Она хорошо знала, что делать и что говорить.
Туглий, как заворожённый, прикипел взглядом к тонкому блестящему лезвию. Рука его вздрогнула и камча упала на пол. Губы хана задрожали, а брови седыми дугами полезли на лоб.
– Настуня!
– воскликнул он жалобно, и свирепого вида как не бывало. Он уже с мольбой протягивал руки к своенравной и капризной, но такой красивой жене.
–
Настя сделала вид, что приходит в себя, подумала немного, словно колеблясь, взвешивая услышанное, потом медленно отвела нож от груди и отбросила его.
– Хан мой!
– её белые руки протянулись вперёд, как для объятий.
– Хан мой!
Туглий с радостным стоном кинулся к ней:
– Настуня!
Между ними снова, как это не раз бывало, тут же воцарился мир.

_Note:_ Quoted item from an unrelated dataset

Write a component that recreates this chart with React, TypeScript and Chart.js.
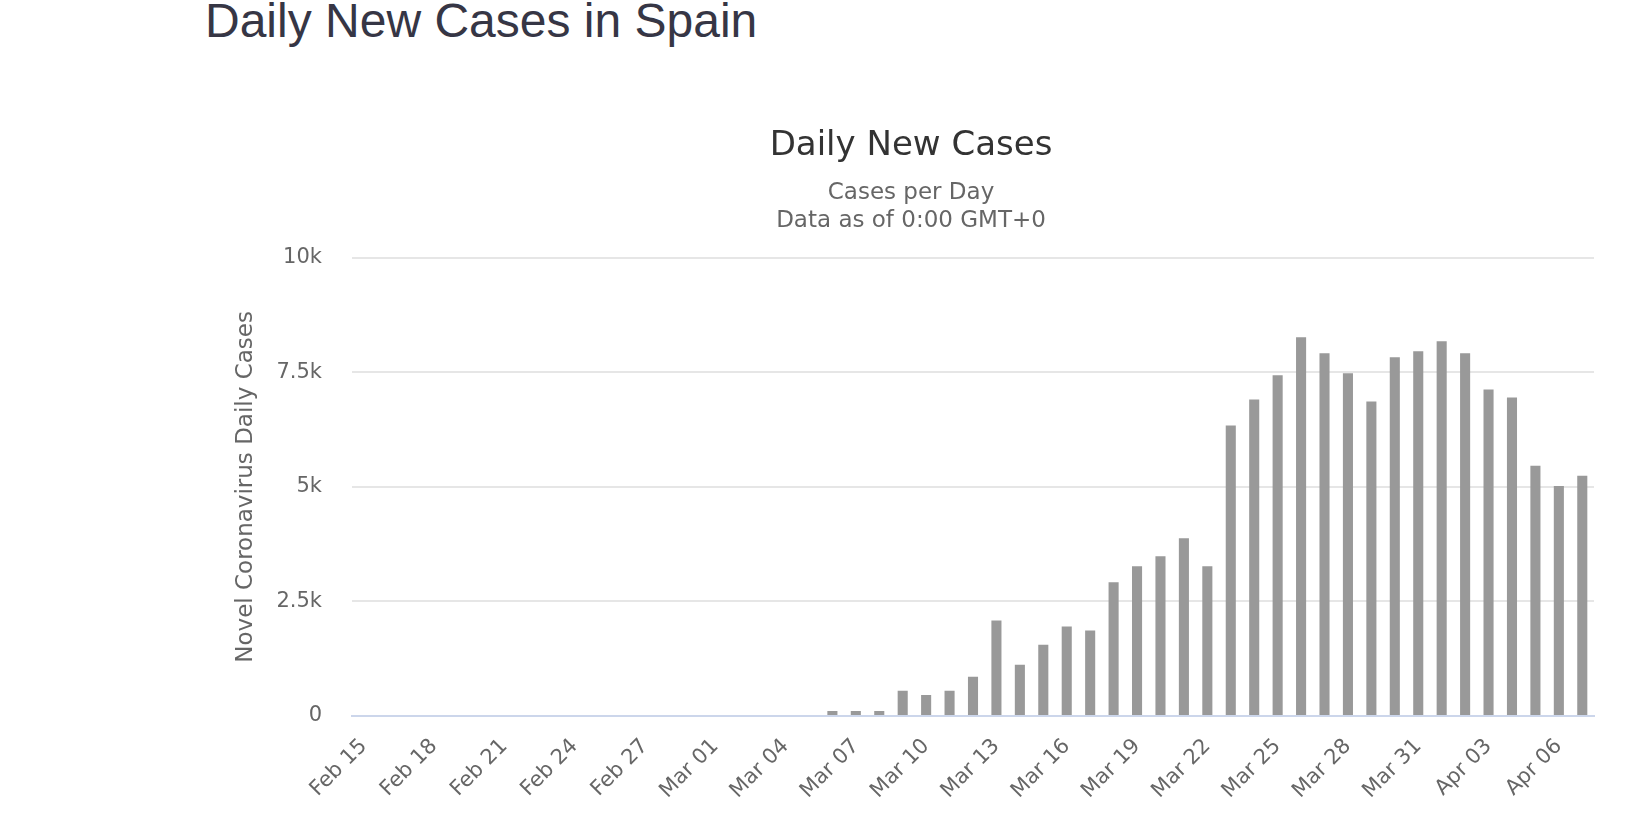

Туглий разделся, и они забрались на мягкое ложе под пышные одеяла из верблюжьей шерсти.
– Весело было у Кончака?
– спросила Настя, чтобы отвести разговор на иное.
– Нахлебались вина, сколько хотели?
Туглий чмокнул губами, покрутил головой.
– Вино это скоро кровушкой прольётся…
– Почему это вдруг?
– Кончак великую войну с урусами замыслил… Избрали ныне его верховным ханом… Как только лягут на землю снега и замёрзнут реки, поднимется вся Половецкая степь!.. И задрожит, будет корчиться в муках вся земля урусов!..

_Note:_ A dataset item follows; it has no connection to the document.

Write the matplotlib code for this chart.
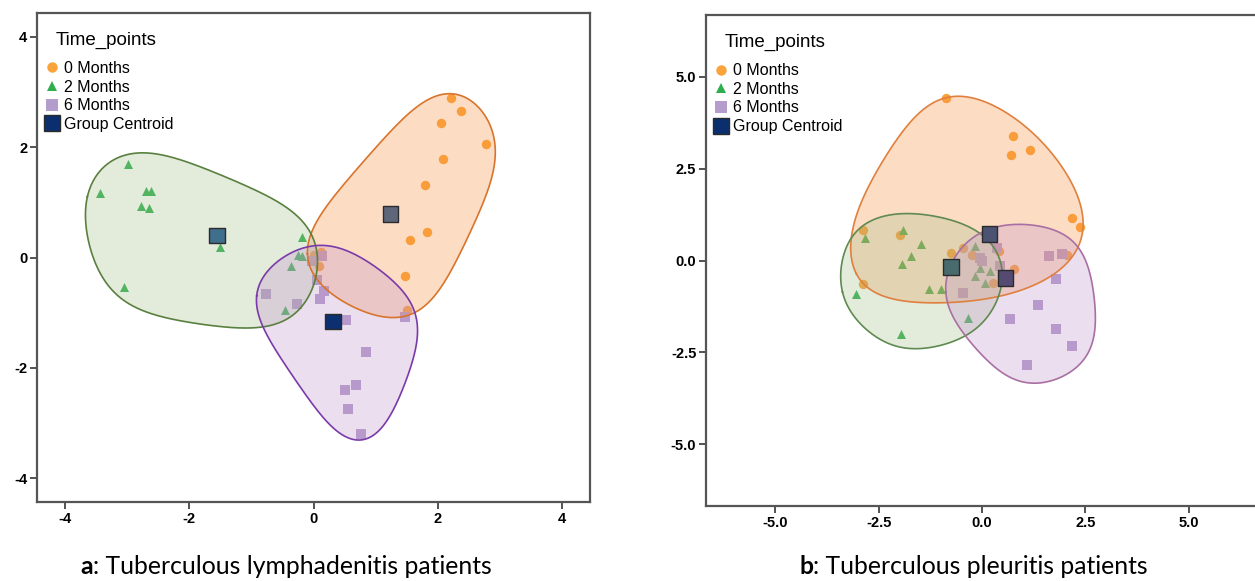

У Насти сжалось сердце. Нет, не забыла она родной земли! Не забыла! Иногда такая тоска нахлынет - хоть в Тор головой кидайся. Перед глазами тогда встают зелёные берега серебристого Сейма, чудятся душистые запахи скошенных трав на левадах, горьких дымов от осенних костров на огородах… Острой болью отзываются родные голоса матери, отца, братиков и сестричек… Но нечего греха таить, привыкла она за три года, проведённых в ханской юрте, и к сытной пище, и красивой одежде, и к дорогим украшениям: золотым перстням да серёжкам, к серебряным застёжкам, к янтарным монистам. Но всё равно, к родной земле на крыльях бы летела, чтобы хоть одним глазком увидеть её, на родные стежки-дорожки взглянуть, из своей криницы водицы попить, песен сладостнопечальных девичьих послушать, тех, что так сладостно и нежно звенят под луной…
Сердце её замерло. Разве могла она забыть тот ужасный зимний день, когда внезапно, совсем неожиданно для всех, на Вербовку налетели половцы?! Всегда, всё время явственно помнит, как неистово кричали люди, погибая под половецкими саблями, как ревела перепуганная скотина, которую грабители выгоняли из хлевов, как вспыхнули крыши жилищ и черным дымом заволокло солнце…
Никогда, никогда не изгладится из её памяти и то мгновение, когда шею захлестнул холодный половецкий аркан, и тяжёлая плеть обожгла обнажённые плечи… Этот ужас остался навсегда и живёт в ней! И с новой силой он охватил её сейчас.
Скольких же других молоденьких русоволосых девчушек теперь ждёт её судьба? Сколько же ещё сел развеется пеплом по белому снегу, сколько трупов людей ляжет под половецкими саблями?..
– Ты чего это вдруг замолкла?
– коснулся её руки Туглий.
– Неужто своей болтовнёй я тебе встревожил душу? Так ты не бери ничего в голову… Так всегда было, так и теперь будет!..
– Да ничего я и не беру из того, что сказал, - притворилась Настя равнодушной, чтобы не вызвать у хана подозрения, не показать, как остро поразила её эта новость.